GIVEN EXERCISE -
Using the listing below, give the number of lines where "draw" appears, and nothing else.

COLLECTED MATERIAL -
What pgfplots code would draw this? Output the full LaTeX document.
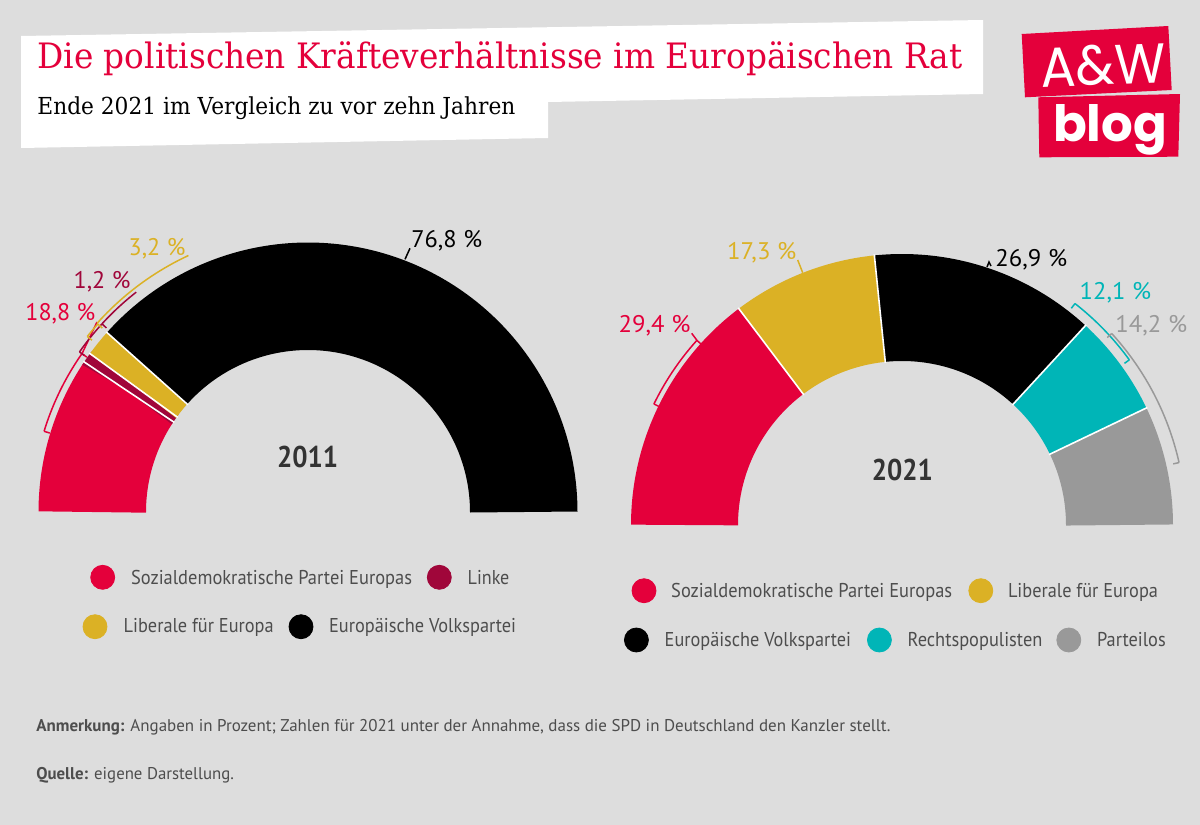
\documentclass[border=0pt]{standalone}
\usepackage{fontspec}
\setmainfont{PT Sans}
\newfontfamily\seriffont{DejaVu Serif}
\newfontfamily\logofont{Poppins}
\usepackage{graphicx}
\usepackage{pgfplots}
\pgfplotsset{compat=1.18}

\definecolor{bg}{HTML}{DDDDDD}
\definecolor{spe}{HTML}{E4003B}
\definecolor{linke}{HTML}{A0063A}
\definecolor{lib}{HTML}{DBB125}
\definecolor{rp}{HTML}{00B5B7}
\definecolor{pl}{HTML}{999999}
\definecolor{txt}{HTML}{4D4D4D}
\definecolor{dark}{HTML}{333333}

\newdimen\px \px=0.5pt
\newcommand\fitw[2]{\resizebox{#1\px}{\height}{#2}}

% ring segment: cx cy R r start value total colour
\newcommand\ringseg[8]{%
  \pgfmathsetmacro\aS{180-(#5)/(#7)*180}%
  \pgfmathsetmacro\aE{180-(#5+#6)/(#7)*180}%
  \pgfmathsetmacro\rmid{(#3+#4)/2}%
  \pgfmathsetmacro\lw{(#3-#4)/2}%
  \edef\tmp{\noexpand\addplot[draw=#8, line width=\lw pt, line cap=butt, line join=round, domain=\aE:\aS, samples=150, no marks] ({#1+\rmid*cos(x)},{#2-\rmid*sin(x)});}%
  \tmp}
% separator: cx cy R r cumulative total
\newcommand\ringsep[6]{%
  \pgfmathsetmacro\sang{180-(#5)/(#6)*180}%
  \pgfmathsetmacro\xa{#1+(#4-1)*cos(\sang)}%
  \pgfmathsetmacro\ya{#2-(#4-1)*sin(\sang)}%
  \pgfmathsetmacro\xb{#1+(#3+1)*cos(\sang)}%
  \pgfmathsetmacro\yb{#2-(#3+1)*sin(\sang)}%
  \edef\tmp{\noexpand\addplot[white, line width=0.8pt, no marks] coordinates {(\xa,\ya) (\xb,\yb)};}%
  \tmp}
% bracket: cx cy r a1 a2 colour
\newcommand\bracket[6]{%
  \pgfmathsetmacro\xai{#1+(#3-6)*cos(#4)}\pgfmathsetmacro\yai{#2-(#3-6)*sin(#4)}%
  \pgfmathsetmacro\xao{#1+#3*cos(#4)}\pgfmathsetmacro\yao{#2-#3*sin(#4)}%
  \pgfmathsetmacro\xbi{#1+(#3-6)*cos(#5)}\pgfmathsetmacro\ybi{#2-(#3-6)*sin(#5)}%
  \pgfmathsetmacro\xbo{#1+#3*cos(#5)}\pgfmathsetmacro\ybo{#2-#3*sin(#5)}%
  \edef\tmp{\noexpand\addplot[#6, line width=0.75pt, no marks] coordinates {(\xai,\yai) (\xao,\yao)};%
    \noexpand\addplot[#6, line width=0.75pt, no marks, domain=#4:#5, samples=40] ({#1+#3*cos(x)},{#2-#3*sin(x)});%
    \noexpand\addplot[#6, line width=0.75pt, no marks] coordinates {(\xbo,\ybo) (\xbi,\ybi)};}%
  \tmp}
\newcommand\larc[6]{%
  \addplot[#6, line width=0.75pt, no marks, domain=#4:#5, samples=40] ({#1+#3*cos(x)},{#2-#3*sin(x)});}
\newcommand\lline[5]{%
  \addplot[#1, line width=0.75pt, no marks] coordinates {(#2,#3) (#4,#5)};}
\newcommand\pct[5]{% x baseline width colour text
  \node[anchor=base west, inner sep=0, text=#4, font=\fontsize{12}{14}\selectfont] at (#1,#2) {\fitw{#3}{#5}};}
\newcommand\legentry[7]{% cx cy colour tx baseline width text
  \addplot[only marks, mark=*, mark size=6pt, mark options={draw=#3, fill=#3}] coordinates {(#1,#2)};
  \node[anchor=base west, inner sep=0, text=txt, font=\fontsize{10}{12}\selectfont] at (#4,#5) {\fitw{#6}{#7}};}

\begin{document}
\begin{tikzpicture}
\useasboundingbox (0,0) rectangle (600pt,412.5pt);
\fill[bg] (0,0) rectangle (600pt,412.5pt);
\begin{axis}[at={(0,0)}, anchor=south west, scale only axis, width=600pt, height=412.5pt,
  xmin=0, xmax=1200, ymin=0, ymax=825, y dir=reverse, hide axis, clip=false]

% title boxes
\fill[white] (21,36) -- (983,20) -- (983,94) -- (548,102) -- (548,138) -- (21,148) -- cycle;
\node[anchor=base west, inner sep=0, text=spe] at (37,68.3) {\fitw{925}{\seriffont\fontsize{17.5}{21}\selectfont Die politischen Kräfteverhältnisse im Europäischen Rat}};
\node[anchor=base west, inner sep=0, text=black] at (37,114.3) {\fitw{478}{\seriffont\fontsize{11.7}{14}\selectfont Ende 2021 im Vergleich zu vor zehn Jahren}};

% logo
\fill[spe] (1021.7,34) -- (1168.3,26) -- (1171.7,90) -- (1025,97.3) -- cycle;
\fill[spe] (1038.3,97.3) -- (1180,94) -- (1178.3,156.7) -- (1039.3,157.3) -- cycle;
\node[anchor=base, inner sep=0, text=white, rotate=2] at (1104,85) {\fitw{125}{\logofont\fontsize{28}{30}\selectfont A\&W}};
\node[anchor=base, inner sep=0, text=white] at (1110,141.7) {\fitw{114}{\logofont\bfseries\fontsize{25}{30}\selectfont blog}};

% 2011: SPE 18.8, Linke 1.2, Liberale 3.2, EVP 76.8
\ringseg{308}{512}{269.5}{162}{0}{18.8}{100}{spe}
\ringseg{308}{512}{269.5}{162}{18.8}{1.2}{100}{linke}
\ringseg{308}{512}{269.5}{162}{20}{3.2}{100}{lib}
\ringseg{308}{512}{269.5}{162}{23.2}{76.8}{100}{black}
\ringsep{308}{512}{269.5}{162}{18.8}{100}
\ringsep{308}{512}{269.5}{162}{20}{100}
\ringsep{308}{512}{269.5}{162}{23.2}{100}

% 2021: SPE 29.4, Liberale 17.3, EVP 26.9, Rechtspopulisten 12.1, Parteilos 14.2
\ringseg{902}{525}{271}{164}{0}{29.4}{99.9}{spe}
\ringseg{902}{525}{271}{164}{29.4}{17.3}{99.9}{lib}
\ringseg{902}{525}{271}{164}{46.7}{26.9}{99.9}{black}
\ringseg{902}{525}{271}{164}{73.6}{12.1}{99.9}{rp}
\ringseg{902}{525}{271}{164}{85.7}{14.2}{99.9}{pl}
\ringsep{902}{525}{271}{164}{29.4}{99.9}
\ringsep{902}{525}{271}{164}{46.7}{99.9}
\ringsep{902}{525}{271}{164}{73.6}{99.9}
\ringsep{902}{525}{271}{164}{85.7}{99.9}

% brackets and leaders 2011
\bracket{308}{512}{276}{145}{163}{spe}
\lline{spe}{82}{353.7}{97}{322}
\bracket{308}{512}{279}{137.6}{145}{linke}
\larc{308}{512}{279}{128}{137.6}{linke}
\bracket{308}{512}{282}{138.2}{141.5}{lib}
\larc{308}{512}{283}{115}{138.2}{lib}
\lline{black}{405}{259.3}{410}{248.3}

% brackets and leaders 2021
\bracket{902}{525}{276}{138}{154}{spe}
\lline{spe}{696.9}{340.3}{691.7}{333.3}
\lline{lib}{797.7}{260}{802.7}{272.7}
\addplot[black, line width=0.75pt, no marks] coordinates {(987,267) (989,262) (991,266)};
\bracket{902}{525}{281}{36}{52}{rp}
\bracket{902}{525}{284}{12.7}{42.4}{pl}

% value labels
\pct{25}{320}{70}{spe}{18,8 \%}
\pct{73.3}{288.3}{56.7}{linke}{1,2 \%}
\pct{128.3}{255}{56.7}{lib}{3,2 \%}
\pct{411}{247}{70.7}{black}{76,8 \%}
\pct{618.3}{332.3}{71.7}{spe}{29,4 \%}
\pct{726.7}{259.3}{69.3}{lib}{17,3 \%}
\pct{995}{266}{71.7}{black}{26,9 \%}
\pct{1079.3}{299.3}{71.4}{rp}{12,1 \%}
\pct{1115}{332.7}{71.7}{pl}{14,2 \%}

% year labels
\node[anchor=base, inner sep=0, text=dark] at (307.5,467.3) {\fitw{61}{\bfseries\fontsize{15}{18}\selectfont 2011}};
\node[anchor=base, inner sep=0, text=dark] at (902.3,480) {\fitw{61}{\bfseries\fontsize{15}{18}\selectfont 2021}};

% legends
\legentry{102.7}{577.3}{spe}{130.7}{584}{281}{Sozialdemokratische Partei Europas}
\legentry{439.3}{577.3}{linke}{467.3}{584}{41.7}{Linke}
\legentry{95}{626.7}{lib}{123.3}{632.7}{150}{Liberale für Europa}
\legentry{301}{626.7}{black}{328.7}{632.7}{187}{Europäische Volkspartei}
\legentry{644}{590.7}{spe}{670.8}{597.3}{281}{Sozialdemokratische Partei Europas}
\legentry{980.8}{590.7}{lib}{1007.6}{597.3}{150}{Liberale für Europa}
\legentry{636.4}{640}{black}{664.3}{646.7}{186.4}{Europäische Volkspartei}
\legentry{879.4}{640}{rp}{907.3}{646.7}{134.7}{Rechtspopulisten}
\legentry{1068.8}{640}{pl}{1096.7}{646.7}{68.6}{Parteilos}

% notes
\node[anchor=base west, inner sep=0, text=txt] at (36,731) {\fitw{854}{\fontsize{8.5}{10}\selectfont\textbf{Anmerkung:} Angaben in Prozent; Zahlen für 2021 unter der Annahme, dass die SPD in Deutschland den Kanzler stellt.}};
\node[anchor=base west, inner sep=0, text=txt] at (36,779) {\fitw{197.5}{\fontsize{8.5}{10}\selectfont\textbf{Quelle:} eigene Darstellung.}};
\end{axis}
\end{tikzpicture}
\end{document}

EXERCISE SOLUTION -
3